## EXERCISE GOAL
Your task is to retype, word for word, the lines from the start of the data through the line holding "26L490 0M491 34L702". Do not include the pictures.

** begin RECORDED DATA **

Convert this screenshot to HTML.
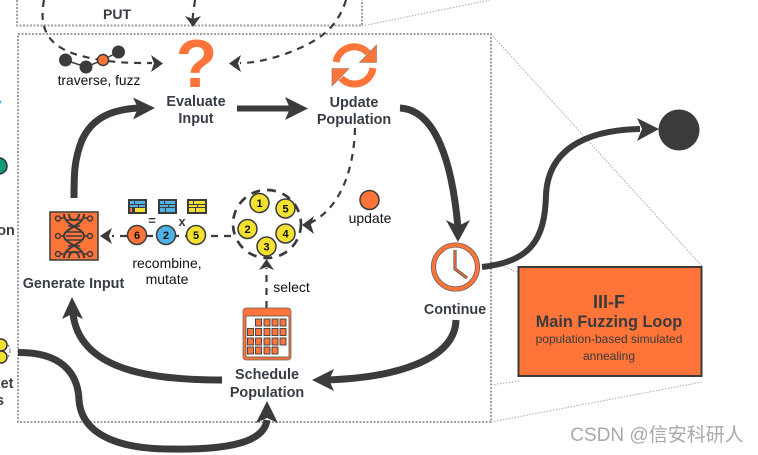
<!DOCTYPE html>
<html>
<head>
<meta charset="utf-8">
<style>
html,body{margin:0;padding:0;background:#fff;width:758px;height:455px;overflow:hidden}
svg{display:block}
text{font-family:"Liberation Sans",sans-serif;fill:#3a3a3a;text-anchor:middle}
.b{font-weight:bold;font-size:14.4px;fill:#373c45}
.r{font-size:14px;fill:#111}
.n{font-weight:bold;font-size:11px;fill:#111}
.th{fill:none;stroke:#3b3b3b;stroke-width:7}
.da{fill:none;stroke:#3b3b3b;stroke-width:2.2;stroke-dasharray:7 6}
.dot{fill:none;stroke:#a0a0a0;stroke-width:2;stroke-dasharray:2 1.5}
.thin{fill:none;stroke:#a8a8a8;stroke-width:1;stroke-dasharray:1.5 1.5}
.ah{fill:#3b3b3b}
</style>
</head>
<body>
<svg width="758" height="455" viewBox="0 0 758 455" xmlns="http://www.w3.org/2000/svg">
<!-- frames -->
<path class="dot" d="M17 0V25.500H362V0"/>
<path class="dot" d="M18 34H491V422H18Z"/>
<path class="thin" d="M362 26L490 0M491 34L702 266M491 261L517 272M491 385L519 381M491 422L702 382"/>

<!-- left remnants -->
<circle cx="-1" cy="166" r="8" fill="#0f9a7a" stroke="#333" stroke-width="1.5"/>
<circle cx="0" cy="102" r="1.5" fill="#4fb3e8"/>
<text x="6" y="235" class="b">on</text>
<circle cx="0" cy="351" r="10" fill="none" stroke="#555" stroke-width="1" stroke-dasharray="2 2"/>
<circle cx="1" cy="345" r="6" fill="#f2e130" stroke="#333" stroke-width="1.5"/>
<circle cx="1" cy="357" r="6" fill="#f2e130" stroke="#333" stroke-width="1.5"/>
<text x="3" y="388" class="b">ket</text>
<text x="0" y="405" class="b">s</text>

<!-- top dashed paths -->
<path class="da" d="M44 0C38 32 50 50 90 58C115 63 130 63 152 63"/>
<path class="ah" d="M163 63.500L151 55L154 63.500L151 72Z"/>
<path class="da" d="M195 0C194 8 193 14 192.500 20"/>
<path class="ah" d="M193 27L185 16L193 19L201 16Z"/>
<path class="da" d="M346 0C338 26 322 38 300 48C280 57 258 63 240 63"/>
<path class="ah" d="M229 63.500L241 55L238 63.500L241 72Z"/>

<!-- traverse nodes -->
<path d="M65 60L86 67L103 60L118 52" fill="none" stroke="#3b3b3b" stroke-width="1.500"/>
<circle cx="65.500" cy="60" r="6.500" fill="#3b3b3b"/>
<circle cx="86" cy="67" r="6.500" fill="#3b3b3b"/>
<circle cx="103" cy="60" r="5.500" fill="#ff7539" stroke="#3b3b3b" stroke-width="1.500"/>
<circle cx="118.500" cy="52" r="6.500" fill="#3b3b3b"/>
<text x="99" y="85" class="r" style="font-size:13.8px">traverse, fuzz</text>

<!-- question mark -->
<text x="196.500" y="87" style="font-size:68px;font-weight:bold;fill:#ff7539">?</text>
<text x="196" y="106" class="b">Evaluate</text>
<text x="196" y="123" class="b">Input</text>

<!-- refresh -->
<g fill="none" stroke="#ff7539" stroke-width="7">
<path d="M336 62A18.500 18.500 0 0 1 368 53"/>
<path d="M373 68A18.500 18.500 0 0 1 341 78"/>
</g>
<path d="M376.500 45V62.500H359.500Z" fill="#ff7539" stroke="#777" stroke-width=".6"/>
<path d="M332 86V68.500H349Z" fill="#ff7539" stroke="#777" stroke-width=".6"/>
<text x="354" y="107" class="b">Update</text>
<text x="354" y="124" class="b">Population</text>

<!-- thick arrows -->
<path class="th" d="M237 108.500H290" style="stroke-width:6"/>
<path class="ah" d="M308 108.500L285 97L290 108.500L285 120Z"/>
<path class="th" d="M74 198C74 175 74 160 82 140C92 118 112 109 140 108"/>
<path class="ah" d="M155 108L133 97.500L138 108L133 119.500Z"/>
<path class="th" d="M400 108C435 110 452 160 458 228"/>
<path class="ah" d="M458 242L446 220L458 226L470 220Z"/>
<path class="th" d="M482 267C530 262 545 240 546 195C548 150 585 130 640 129" style="stroke-width:6"/>
<path class="ah" d="M659 129L637 118L642 129L637 141Z"/>
<circle cx="679" cy="130" r="20.500" fill="#3b3b3b"/>
<path class="th" d="M456 320C455 360 395 378 325 380"/>
<path class="ah" d="M312 380L334 369L329 380L334 391Z"/>
<path class="th" d="M222 380C150 380 80 370 73 314"/>
<path class="ah" d="M72 297L62 319L72 314L83 319Z"/>
<path class="th" d="M18 352.500C60 352 78 372 79 400C82 440 130 449 170 449C230 450 264 442 267 420"/>
<path class="ah" d="M267 401L256 423L267 418L278 423Z"/>

<!-- update dashed -->
<path class="da" d="M355 128C354 170 340 210 308 224"/>
<path class="ah" d="M302 225L314 216L311 225L314 234Z"/>
<circle cx="369.500" cy="200" r="9.500" fill="#ff7539" stroke="#3b3b3b" stroke-width="1.500"/>
<text x="370" y="223" class="r">update</text>

<!-- population -->
<circle cx="267" cy="224" r="34" fill="none" stroke="#3b3b3b" stroke-width="2.700" stroke-dasharray="9 7"/>
<g fill="#f2e130" stroke="#3b3b3b" stroke-width="1.500">
<circle cx="259.500" cy="203" r="9.500"/>
<circle cx="285.500" cy="208.500" r="9.500"/>
<circle cx="247.500" cy="229" r="9.500"/>
<circle cx="285.500" cy="233.500" r="9.500"/>
<circle cx="266.500" cy="246.500" r="9.500"/>
</g>
<text x="259.500" y="207" class="n">1</text>
<text x="285.500" y="212.500" class="n">5</text>
<text x="247.500" y="233" class="n">2</text>
<text x="285.500" y="237.500" class="n">4</text>
<text x="266.500" y="250.500" class="n">3</text>

<!-- select -->
<path class="da" d="M266.500 308V268"/>
<path class="ah" d="M266.500 259L259 270L266.500 267L274 270Z"/>
<text x="291.500" y="292" class="r">select</text>

<!-- recombine -->
<path class="da" d="M231 236H112"/>
<path class="ah" d="M100 236L112 228L109 236L112 244Z"/>
<circle cx="137" cy="235" r="9.500" fill="#ff7539" stroke="#3b3b3b" stroke-width="1.500"/>
<circle cx="166" cy="235" r="9.500" fill="#4fb3e8" stroke="#3b3b3b" stroke-width="1.500"/>
<circle cx="196" cy="235" r="9.500" fill="#f2e130" stroke="#3b3b3b" stroke-width="1.500"/>
<text x="137" y="239" class="n">6</text>
<text x="166" y="239" class="n">2</text>
<text x="196" y="239" class="n">5</text>
<text x="152" y="225" style="font-size:13px;font-weight:bold">=</text>
<text x="182" y="226" style="font-size:13px;font-weight:bold">x</text>
<text x="167" y="268" class="r">recombine,</text>
<text x="167" y="284" class="r">mutate</text>

<!-- tables -->
<g>
<rect x="128" y="199" width="19" height="15" fill="#3b3b3b"/>
<path d="M130 201h4v3h-4zM135 201h10v3h-10zM130 205h8v2h-8zM139 205h6v2h-6z" fill="#4fb3e8"/>
<path d="M135 208h10v4h-10z" fill="#f2e130"/>
<path d="M130 208h2v4h-2z" fill="#ff7539"/>
<rect x="158" y="199" width="19" height="15" fill="#3b3b3b"/>
<path d="M160 201h4v3h-4zM165 201h10v3h-10zM160 205h8v2h-8zM169 205h6v2h-6zM160 208h5v4h-5zM166 208h9v4h-9z" fill="#4fb3e8"/>
<rect x="187" y="199" width="20" height="15" fill="#3b3b3b"/>
<path d="M189 201h4v3h-4zM194 201h11v3h-11zM189 205h8v2h-8zM198 205h7v2h-7zM189 208h6v4h-6zM196 208h9v4h-9z" fill="#f2e130"/>
</g>

<!-- DNA box -->
<rect x="50" y="212" width="48" height="48" fill="#ff7539" stroke="#3b3b3b" stroke-width="1.500"/>
<g fill="none" stroke="#3b3b3b" stroke-width="2">
<path d="M64 214C64 226 84 228 84 236C84 244 64 246 64 258"/>
<path d="M84 214C84 226 64 228 64 236C64 244 84 246 84 258"/>
<path d="M69 214C69 222 79 222 79 214M69 258C69 250 79 250 79 258"/>
<path stroke-width="1.500" d="M66 220h16M68 226h12M66 232h16M66 236h16M66 240h16M68 246h12M66 252h16"/>
<path stroke-width="1.500" d="M61 218h4M61 236h3M61 254h4M83 218h4M84 236h3M83 254h4"/>
<circle stroke-width="1.500" cx="58" cy="218.500" r="2.500"/><circle stroke-width="1.500" cx="58" cy="236" r="2.500"/><circle stroke-width="1.500" cx="58" cy="254" r="2.500"/>
<circle stroke-width="1.500" cx="90" cy="218.500" r="2.500"/><circle stroke-width="1.500" cx="90" cy="236" r="2.500"/><circle stroke-width="1.500" cx="90" cy="254" r="2.500"/>
</g>
<text x="73.500" y="288" class="b">Generate Input</text>

<!-- clock -->
<circle cx="455.500" cy="267" r="22" fill="#fff" stroke="#ff7539" stroke-width="4"/>
<circle cx="455.500" cy="267" r="24.200" fill="none" stroke="#555" stroke-width=".7"/>
<circle cx="455.500" cy="267" r="19.800" fill="none" stroke="#555" stroke-width=".7"/>
<path d="M455 250V269L467 278" fill="none" stroke="#3b3b3b" stroke-width="3"/>
<path d="M455 250V269L467 278" fill="none" stroke="#ff7539" stroke-width="1.500"/>
<text x="455" y="314" class="b">Continue</text>

<!-- calendar -->
<rect x="243" y="308" width="48" height="52" rx="3" fill="#ff7539" stroke="#666" stroke-width=".8"/>
<rect x="246" y="316" width="43" height="41" fill="#fff" stroke="#555" stroke-width=".8"/>
<g fill="#ff7539" stroke="#3b3b3b" stroke-width=".9">
<rect x="255.500" y="319" width="6" height="7"/><rect x="264" y="319" width="6" height="7"/><rect x="272" y="319" width="6" height="7"/><rect x="280" y="319" width="6" height="7"/>
<rect x="247.500" y="328.500" width="6" height="7"/><rect x="255.500" y="328.500" width="6" height="7"/><rect x="264" y="328.500" width="6" height="7"/><rect x="272" y="328.500" width="6" height="7"/><rect x="280" y="328.500" width="6" height="7"/>
<rect x="247.500" y="338" width="6" height="7"/><rect x="255.500" y="338" width="6" height="7"/><rect x="264" y="338" width="6" height="7"/><rect x="272" y="338" width="6" height="7"/><rect x="280" y="338" width="6" height="7"/>
<rect x="247.500" y="347" width="6" height="7"/><rect x="255.500" y="347" width="6" height="7"/><rect x="264" y="347" width="6" height="7"/><rect x="272" y="347" width="6" height="7"/>
</g>
<text x="267" y="379" class="b">Schedule</text>
<text x="267" y="397" class="b">Population</text>

<!-- III-F box -->
<rect x="518.500" y="267" width="183" height="109" fill="#ff7539" stroke="#3b3b3b" stroke-width="2"/>
<text x="609" y="308" style="font-size:18px;font-weight:bold">III-F</text>
<text x="609" y="327" style="font-size:16.300px;font-weight:bold">Main Fuzzing Loop</text>
<text x="609" y="343" style="font-size:12px">population-based simulated</text>
<text x="609" y="360" style="font-size:12px">annealing</text>

<!-- PUT -->
<text x="117" y="19" style="font-size:14px;font-weight:bold;fill:#373c45">PUT</text>

<!-- watermark -->
<text x="657" y="441" style="font-family:'Liberation Sans','Noto Sans CJK SC',sans-serif;font-size:19px;fill:#a9a9a9">CSDN @信安科研人</text>
</svg>
</body>
</html>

** end RECORDED DATA **

## SOLUTION FOR THIS EXERCISE
Convert this screenshot to HTML.
<!DOCTYPE html>
<html>
<head>
<meta charset="utf-8">
<style>
html,body{margin:0;padding:0;background:#fff;width:758px;height:455px;overflow:hidden}
svg{display:block}
text{font-family:"Liberation Sans",sans-serif;fill:#3a3a3a;text-anchor:middle}
.b{font-weight:bold;font-size:14.4px;fill:#373c45}
.r{font-size:14px;fill:#111}
.n{font-weight:bold;font-size:11px;fill:#111}
.th{fill:none;stroke:#3b3b3b;stroke-width:7}
.da{fill:none;stroke:#3b3b3b;stroke-width:2.2;stroke-dasharray:7 6}
.dot{fill:none;stroke:#a0a0a0;stroke-width:2;stroke-dasharray:2 1.5}
.thin{fill:none;stroke:#a8a8a8;stroke-width:1;stroke-dasharray:1.5 1.5}
.ah{fill:#3b3b3b}
</style>
</head>
<body>
<svg width="758" height="455" viewBox="0 0 758 455" xmlns="http://www.w3.org/2000/svg">
<!-- frames -->
<path class="dot" d="M17 0V25.500H362V0"/>
<path class="dot" d="M18 34H491V422H18Z"/>
<path class="thin" d="M362 26L490 0M491 34L702 266M491 261L517 272M491 385L519 381M491 422L702 382"/>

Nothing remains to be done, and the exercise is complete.